How do you get data to all those cores? Think about it like this: imagine a restaurant with thousands of one person tables packed as tightly as possible. How do you get customers to/from the tables and how do you get them their food and clear their empty plates?

When it comes to modern processor designs, a large amount of the area on the chip is simply dedicated to solving this problem: getting data into the chip, caching it, and getting the data back out to the rest of the computer.

If your chip is just a massive grid of identical cores then you’re going to have extreme issues keeping them all fed with data to work on. What you likely end up doing is having a bunch of the cores spending a lot of time doing nothing other than acting as intermediaries that pass data along to inner cores for processing.

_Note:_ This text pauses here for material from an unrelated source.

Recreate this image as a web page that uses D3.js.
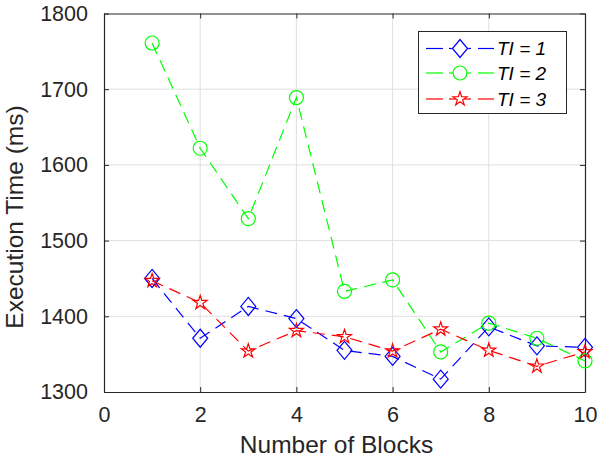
<!DOCTYPE html>
<html>
<head>
<meta charset="utf-8">
<script src="https://cdn.jsdelivr.net/npm/d3@7/dist/d3.min.js"></script>
<style>
  body { margin: 0; background: #fff; }
  svg { font-family: "Liberation Sans", Arial, sans-serif; }
</style>
</head>
<body>
<svg id="chart" width="600" height="462"></svg>
<script>
(function() {

  // ------------------------- data -------------------------
  var blocks = [1, 2, 3, 4, 5, 6, 7, 8, 9, 10];
  var ti1 = [1450, 1371, 1413, 1397, 1355, 1347, 1317, 1386, 1361, 1359];
  var ti2 = [1761, 1622, 1529, 1689, 1433, 1448, 1353, 1391, 1371, 1341];
  var ti3 = [1447, 1418, 1354, 1381, 1373, 1354, 1383, 1355, 1334, 1353];
  var seriesNames = ["TI = 1", "TI = 2", "TI = 3"];
  var xTicks = [0, 2, 4, 6, 8, 10];
  var yTicks = [1300, 1400, 1500, 1600, 1700, 1800];

  var series = [
    { name: seriesNames[0], values: ti1, color: "#0000ff", marker: "diamond" },
    { name: seriesNames[1], values: ti2, color: "#00ff00", marker: "circle" },
    { name: seriesNames[2], values: ti3, color: "#ff0000", marker: "star" }
  ];

  var left = 104, right = 585, top = 13.5, bottom = 392;
  var ink = "#262626";

  var x = d3.scaleLinear().domain([0, 10]).range([left, right]);
  var y = d3.scaleLinear().domain([1300, 1800]).range([bottom, top]);

  var svg = d3.select("#chart");

  // grid
  var grid = svg.append("g").attr("stroke", "#dfdfdf").attr("stroke-width", 1);
  grid.selectAll(".gx").data(xTicks.slice(1, -1)).enter().append("line")
      .attr("x1", function(d) { return x(d); }).attr("x2", function(d) { return x(d); })
      .attr("y1", top).attr("y2", bottom);
  grid.selectAll(".gy").data(yTicks.slice(1, -1)).enter().append("line")
      .attr("y1", function(d) { return y(d); }).attr("y2", function(d) { return y(d); })
      .attr("x1", left).attr("x2", right);

  // axes (ticks inward, box all round)
  var xAxis = svg.append("g").attr("transform", "translate(0," + bottom + ")")
      .call(d3.axisBottom(x).tickValues(xTicks).tickSizeInner(-5).tickSizeOuter(0).tickPadding(14));
  var yAxis = svg.append("g").attr("transform", "translate(" + left + ",0)")
      .call(d3.axisLeft(y).tickValues(yTicks).tickFormat(d3.format("d")).tickSizeInner(-5).tickSizeOuter(0).tickPadding(16));
  var xTop = svg.append("g").attr("transform", "translate(0," + top + ")")
      .call(d3.axisTop(x).tickValues(xTicks).tickSizeInner(-5).tickSizeOuter(0).tickFormat(""));
  var yRight = svg.append("g").attr("transform", "translate(" + right + ",0)")
      .call(d3.axisRight(y).tickValues(yTicks).tickSizeInner(-5).tickSizeOuter(0).tickFormat(""));

  [xAxis, yAxis, xTop, yRight].forEach(function(g) {
    g.selectAll("path").attr("stroke", ink).attr("stroke-width", 1.2);
    g.selectAll("line").attr("stroke", ink);
    g.selectAll("text").attr("fill", ink).style("font-size", "21.5px").style("font-family", "inherit");
  });
  xAxis.selectAll("text").attr("dy", "0.75em");

  // axis labels
  svg.append("text").attr("x", (left + right) / 2 - 8).attr("y", 453)
     .attr("text-anchor", "middle").attr("fill", ink).style("font-size", "24.5px")
     .text("Number of Blocks");
  svg.append("text").attr("transform", "translate(23,217) rotate(-90)")
     .attr("text-anchor", "middle").attr("fill", ink).style("font-size", "24.5px")
     .text("Execution Time (ms)");

  // markers
  function markerPath(kind) {
    if (kind === "diamond") return "M0,-9L7.5,0L0,9L-7.5,0Z";
    if (kind === "circle") return d3.symbol(d3.symbolCircle, Math.PI * 49)();
    return d3.symbol(d3.symbolStar, 60)();
  }

  var line = d3.line()
      .x(function(d, i) { return x(blocks[i]); })
      .y(function(d) { return y(d); });

  series.forEach(function(s) {
    var g = svg.append("g");
    g.append("path").attr("d", line(s.values))
      .attr("fill", "none").attr("stroke", s.color).attr("stroke-width", 1.2)
      .attr("stroke-dasharray", "12,7");
    g.selectAll("path.m").data(s.values).enter().append("path")
      .attr("class", "m")
      .attr("d", markerPath(s.marker))
      .attr("transform", function(d, i) { return "translate(" + x(blocks[i]) + "," + y(d) + ")"; })
      .attr("fill", "none").attr("stroke", s.color).attr("stroke-width", 1.2);
  });

  // legend
  var lg = svg.append("g");
  lg.append("rect").attr("x", 418.5).attr("y", 31.5).attr("width", 148).attr("height", 82)
    .attr("fill", "#fff").attr("stroke", ink).attr("stroke-width", 1);
  var rowY = [48.5, 73, 99];
  series.forEach(function(s, i) {
    var r = lg.append("g").attr("transform", "translate(0," + rowY[i] + ")");
    r.append("line").attr("x1", 426).attr("x2", 443).attr("stroke", s.color).attr("stroke-width", 1.2);
    r.append("line").attr("x1", 478).attr("x2", 494).attr("stroke", s.color).attr("stroke-width", 1.2);
    r.append("line").attr("x1", 449).attr("x2", 471).attr("stroke", s.color).attr("stroke-width", 1.2);
    r.append("path").attr("d", markerPath(s.marker)).attr("transform", "translate(460,0)")
      .attr("fill", "#fff").attr("stroke", s.color).attr("stroke-width", 1.2);
    r.append("text").attr("x", 497).attr("dy", "0.35em").attr("fill", "#000")
      .style("font-size", "19px").style("font-style", "italic").text(s.name);
  });

}());
</script>
</body>
</html>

If you’re doing that then the advantage of having all these identical cores goes away and you’re probably better off replacing some of them with specialized hardware for solving that (IO ports and large, fast caches). But then if you continue that line of reasoning you get to the current designs which are already out there!

SplashJackson@lemmy.ca · 1 month ago

Give them all paper plates and just stick big vacuum cleaners to all the windows so when the plates are empty they just go wooosh

Shadow@lemmy.ca · edit-2 1 month ago

Because a 8086 is really fucking slow, and writing highly multi threaded code is way more difficult.

Amon@lemmy.world · 1 month ago

Still in 5yo mode: why couldn’t you run the 8086s at an order of magnitude faster considering they would be much smaller?

Doombot1@lemmy.one · 1 month ago

Heat

grue@lemmy.world · edit-2 1 month ago

Adding more execution units doesn’t speed up tasks as much as you’d think, because not everything can be done in parallel.

It’s kinda the same way that, for example, one woman can have a baby in nine months but nine women can’t have a baby in one month.

For more info, see: https://en.wikipedia.org/wiki/Amdahl’s_law

Also, even when you can in theory parallelize something, it’s not always easy to figure out how to do it.

The other reason we don’t make chips with thousands of tiny 8086s is that, if we’re making new chips anyway, why not incorporate the ideas we’ve learned in the last 40 years instead of just copying old tech? Not using new designs is kinda a waste.

And if you do incorporate new ideas to make a chip with thousands of execution units on it, guess what: that does exist and is called a GPU.

weker01@sh.itjust.works · 1 month ago

We probably can but why should we? GPU ISAs are way better optimised for “run everything in parallel” jobs.

Treczoks@lemmy.world · 1 month ago

Cache coherency. That is the word you need to understand why your idea is a bad idea.